OBLN: Do you have any idea why Disability is at the back of the bus?

STEVE HANAMURA: Yes, disability is something that we can all identify with. If I am black and you are white, you are never going to be black. If I tell you I'm being followed home by a police officer or followed around in a grocery store, you are never going to be able to relate to that conversation as a white person. But, as an able-bodied person, you could become a person with a disability in a heartbeat. Because of this, it is a little scarier to embrace the Disability conversation. The way to deal with that is to not deal with it.

OBLN: That's interesting... because disability is possibly a personally imminent situation, you would think that people would relate to it more readily. Yet, you are suggesting that because of their fear of it, they are choosing to avoid it.

STEVE HANAMURA: Yes. Even though, in other ways, people are already in the disability conversation. As we age, there are some pieces of the aging process that can become disability situations. Also, all of us are encountering disability in our family lives – even if it is a temporary situation. It is really weird because we are all there within the disability experience yet we don't make the connection to embrace it and translate it into what is most viable for employees with disabilities.

OBLN: So Steve, am I correct that you believe that some of the reluctance and hesitancy in companies to employ folks with disabilities actually comes for personal discomfort within their leadership?

STEVE HANAMURA: Yes, that is why we are specifically targeting "transformational leaders" – people who are already comfortable with taking risks and getting creative. Middle managers are too often just squeezed between the demands of top management and the complaints from the people below. But once their executive leaders are behind it, everything can shake loose for the middle managers to be more proactive.

OBLN: What I am hearing you say is that your recommended strategies for these leaders around disability are also strategies that aren't really specific to disability; but strategies that, overall, make it a more inclusive organization for everybody.

STEVE HANAMURA: That is exactly right!

OBLN: Steve, based on your experience, what advice do you have for people with disabilities in relation to employment and career growth?

STEVE HANAMURA: First of all, there is hope. Don't give up. You have to do your work. You have to do stellar work at all levels – personally and professionally.

We sometimes feel we are entitled to some things. People with disabilities have to be careful not to overplay an "entitlement" conversation. The biggest nightmare for an employer is to hear an applicant with a disability or their job developer say "What job are you going to GIVE me?"

Learn how to talk about your disability to put other people at ease. You have a brief window of opportunity, when you first meet an employer, to help them relax about your disability. First impressions are real important.

Hang out with people other than your own disability group. We tend to cluster in our own groups. It tends to be uncomfortable to go outside of your comfort zone but it is important. Look for opportunities to hang out with people who you share interests with, not disability-focused, like sports or music. Join organizations that focus on those interests. When you start working together with folks on a common project, then people get to know you and you get to develop some skills. I joined the local American Society for Training and Development and it totally changed my career. Get involved with something – your church, knitting clubs, sports organizations – whatever interests you.

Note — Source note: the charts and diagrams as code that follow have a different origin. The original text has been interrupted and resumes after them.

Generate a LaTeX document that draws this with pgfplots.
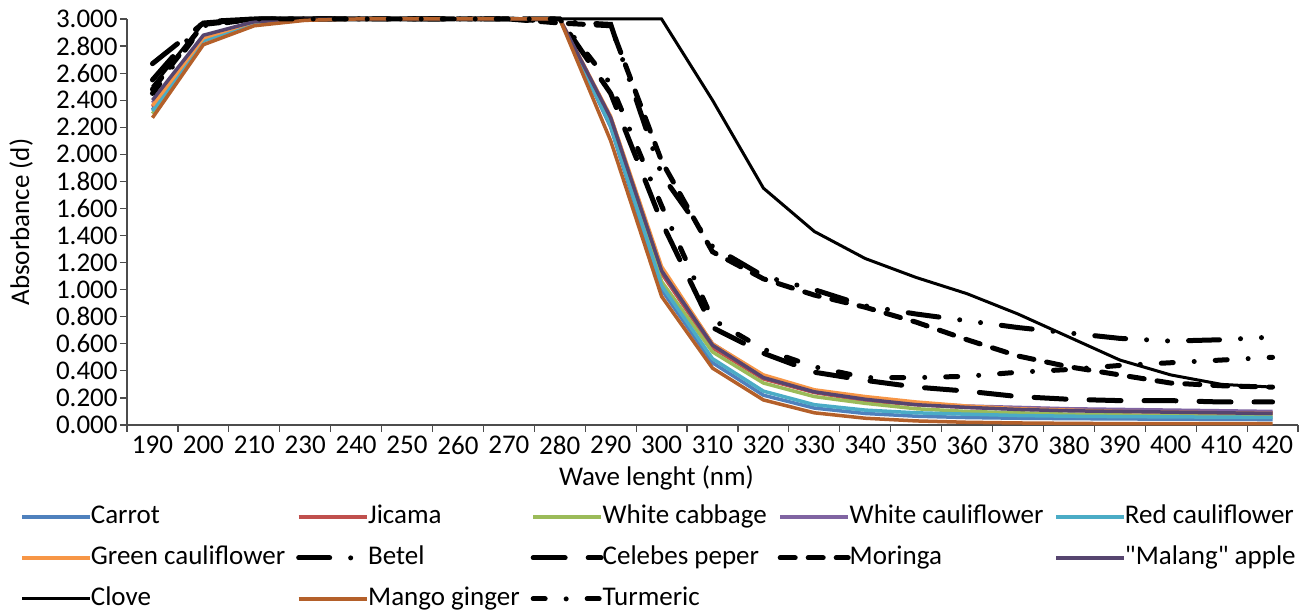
\documentclass[border=0pt]{standalone}
\usepackage{pgfplots}
\usepackage{pgfplotstable}
\pgfplotsset{compat=1.18}
\usepackage{fontspec}
\setmainfont{Carlito}
\newfontfamily\plainq{Carlito}
\definecolor{cCarrot}{HTML}{4F81BD}
\definecolor{cJicama}{HTML}{C0504D}
\definecolor{cWCabb}{HTML}{9BBB59}
\definecolor{cWCaul}{HTML}{8064A2}
\definecolor{cRCaul}{HTML}{4BACC6}
\definecolor{cGCaul}{HTML}{F79646}
\definecolor{cMalang}{HTML}{56456F}
\definecolor{cMango}{HTML}{B4602A}

\pgfplotstableread{
idx Carrot Jicama WCabb WCaul RCaul GCaul Betel Celebes Moringa Malang Clove Mango Turmeric
0  2.33 2.35 2.30 2.38 2.32 2.36 2.55 2.67 2.48 2.40 2.50 2.27 2.45
1  2.84 2.85 2.84 2.87 2.84 2.86 2.98 2.97 2.96 2.88 2.97 2.81 2.95
2  2.97 2.97 2.97 2.98 2.97 2.98 3.00 3.00 3.00 2.98 3.00 2.95 3.00
3  3.00 3.00 3.00 3.00 3.00 3.00 3.00 3.00 3.00 3.00 3.00 2.99 3.00
4  3.00 3.00 3.00 3.00 3.00 3.00 3.00 3.00 3.00 3.00 3.00 3.00 3.00
5  3.00 3.00 3.00 3.00 3.00 3.00 3.00 3.00 3.00 3.00 3.00 3.00 3.00
6  3.00 3.00 3.00 3.00 3.00 3.00 3.00 3.00 3.00 3.00 3.00 3.00 3.00
7  3.00 3.00 3.00 3.00 3.00 3.00 3.00 3.00 3.00 3.00 3.00 3.00 3.00
8  3.00 3.00 3.00 3.00 3.00 3.00 2.98 3.00 2.97 3.00 3.00 3.00 3.00
9  2.20 2.25 2.22 2.27 2.21 2.28 2.96 2.45 2.95 2.27 3.00 2.10 2.52
10 1.00 1.12 1.06 1.15 1.03 1.17 1.85 1.50 1.95 1.14 3.00 0.95 1.62
11 0.46 0.57 0.54 0.60 0.49 0.60 1.32 0.72 1.28 0.59 2.40 0.42 0.78
12 0.22 0.34 0.31 0.36 0.25 0.37 1.10 0.53 1.08 0.35 1.75 0.185 0.56
13 0.125 0.24 0.21 0.25 0.15 0.26 1.00 0.39 0.96 0.245 1.43 0.09 0.43
14 0.085 0.18 0.16 0.19 0.11 0.21 0.88 0.33 0.87 0.19 1.23 0.05 0.35
15 0.065 0.15 0.12 0.16 0.09 0.17 0.82 0.28 0.76 0.15 1.09 0.03 0.35
16 0.055 0.13 0.10 0.14 0.08 0.14 0.77 0.25 0.63 0.13 0.97 0.02 0.36
17 0.05 0.12 0.09 0.13 0.07 0.12 0.72 0.21 0.51 0.115 0.82 0.015 0.39
18 0.047 0.11 0.08 0.12 0.065 0.11 0.68 0.19 0.43 0.105 0.65 0.012 0.41
19 0.045 0.105 0.075 0.115 0.062 0.10 0.64 0.18 0.37 0.10 0.48 0.01 0.44
20 0.043 0.10 0.07 0.11 0.06 0.095 0.62 0.18 0.31 0.095 0.37 0.01 0.46
21 0.042 0.095 0.068 0.105 0.058 0.09 0.63 0.17 0.29 0.09 0.30 0.01 0.48
22 0.04 0.09 0.065 0.10 0.056 0.085 0.65 0.17 0.28 0.085 0.28 0.01 0.50
}\data

\begin{document}
\fontsize{13.5}{16}\selectfont
\begin{tikzpicture}
\begin{axis}[
  scale only axis,
  width=585.5pt, height=203pt,
  xmin=-0.5, xmax=22.5, ymin=0, ymax=3,
  clip=false,
  axis lines*=left,
  axis line style={black!70, line width=0.6pt},
  tick align=outside,
  xtick={0,...,22},
  xticklabels={190,200,210,230,240,250,260,270,280,290,300,310,320,330,340,350,360,370,380,390,400,410,420},
  minor xtick={-0.5,0.5,...,22.5},
  major x tick style={draw=none},
  minor x tick style={black!70, line width=0.6pt},
  minor tick length=3.5pt,
  ytick={0,0.2,...,3.01},
  major tick length=3.5pt,
  ytick style={black!70, line width=0.6pt},
  /pgf/number format/assume math mode=true,
  yticklabel style={inner sep=1pt, /pgf/number format/.cd, fixed, fixed zerofill, precision=3},
  xticklabel style={inner sep=1pt, yshift=-1pt},
  ylabel={Absorbance (d)},
  xlabel={Wave lenght (nm)},
  ylabel style={at={(axis description cs:0,0.5)}, anchor=center, yshift=53pt},
  xlabel style={at={(axis description cs:0.5,0)}, anchor=center, yshift=-26.5pt, xshift=-28pt},
  legend columns=5,
  legend cell align=left,
  legend image code/.code={\draw[#1] (0pt,0pt) -- (34pt,0pt);},
  legend style={at={(0,0)}, anchor=north west, xshift=-53.5pt, yshift=-38.5pt,
    draw=none, inner sep=0pt, row sep=6pt,
    nodes={inner sep=1pt, text height=9.5pt, text depth=3pt},
    /tikz/every odd column/.append style={column sep=-1.5pt},
    /tikz/every even column/.append style={column sep=4.5pt}},
]
\addplot[cCarrot, line width=1.75pt] table[x=idx,y=Carrot]{\data};
\addlegendentry{Carrot}
\addplot[cJicama, line width=1.75pt] table[x=idx,y=Jicama]{\data};
\addlegendentry{Jicama}
\addplot[cWCabb, line width=1.75pt] table[x=idx,y=WCabb]{\data};
\addlegendentry{White cabbage}
\addplot[cWCaul, line width=1.75pt] table[x=idx,y=WCaul]{\data};
\addlegendentry{White cauliflower\hspace{12.5pt}}
\addplot[cRCaul, line width=1.75pt] table[x=idx,y=RCaul]{\data};
\addlegendentry{Red cauliflower}
\addplot[cGCaul, line width=1.75pt] table[x=idx,y=GCaul]{\data};
\addlegendentry{Green cauliflower}
\addplot[black, line width=2.5pt, line cap=round, dash pattern=on 15.5pt off 10.5pt on 0pt off 10.5pt on 0pt off 10.5pt] table[x=idx,y=Betel]{\data};
\addlegendentry{Betel}
\addplot[black, line width=2.5pt, line cap=round, dash pattern=on 16pt off 11.5pt] table[x=idx,y=Celebes]{\data};
\addlegendentry{Celebes peper}
\addplot[black, line width=2.5pt, line cap=round, dash pattern=on 7.5pt off 6.5pt] table[x=idx,y=Moringa]{\data};
\addlegendentry{Moringa}
\addplot[cMalang, line width=1.75pt] table[x=idx,y=Malang]{\data};
\addlegendentry{{\plainq"}Malang{\plainq"} apple}
\addplot[black, line width=1.5pt] table[x=idx,y=Clove]{\data};
\addlegendentry{Clove}
\addplot[cMango, line width=1.75pt] table[x=idx,y=Mango]{\data};
\addlegendentry{Mango ginger}
\addplot[black, line width=2.5pt, line cap=round, dash pattern=on 6pt off 10.5pt on 0pt off 10.5pt] table[x=idx,y=Turmeric]{\data};
\addlegendentry{Turmeric}
\end{axis}
\pgfresetboundingbox
\useasboundingbox ([xshift=-63.5pt,yshift=-94pt]current axis.south west) rectangle ([xshift=5.5pt,yshift=9.5pt]current axis.north east);
\end{tikzpicture}
\end{document}
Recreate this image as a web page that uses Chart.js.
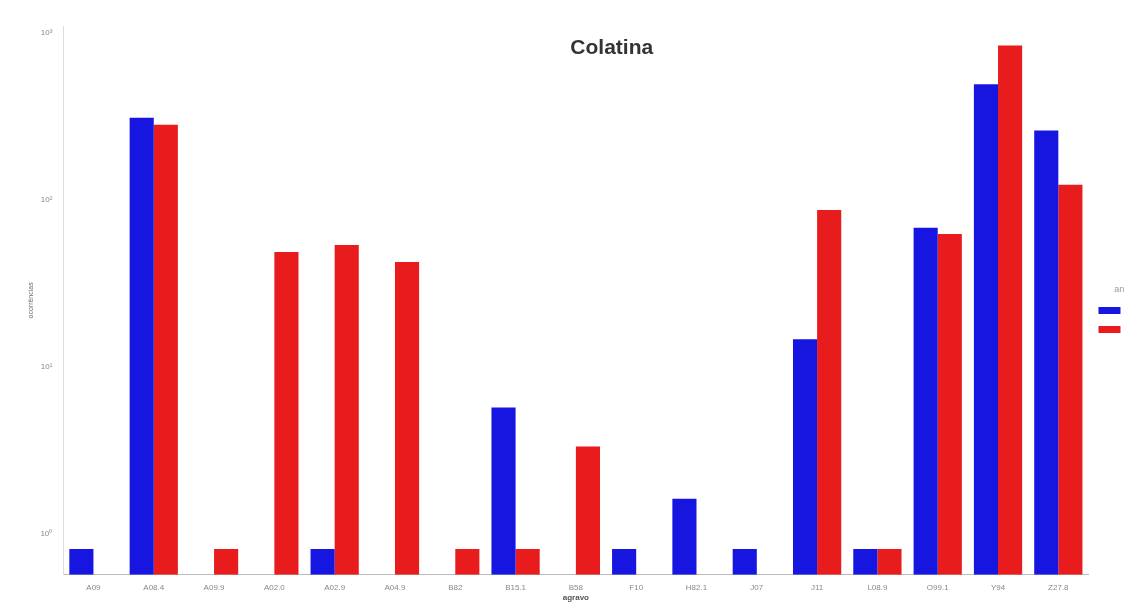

There is better receptivity to disability in the workplace than there used to be. We have made progress. Hang in there.

OBLN: Steve, do you have any final comments that you would like to make in relation to all of these issues?

STEVE HANAMURA: Sure. This is for both employers and people with disabilities who are working to change things:

1. Don't be afraid to ask for help from others. (I think we try to do these things by ourselves.)

2. Keep hope. There is hope.

3. Everybody is going to have to work hard because it means stretching and growing.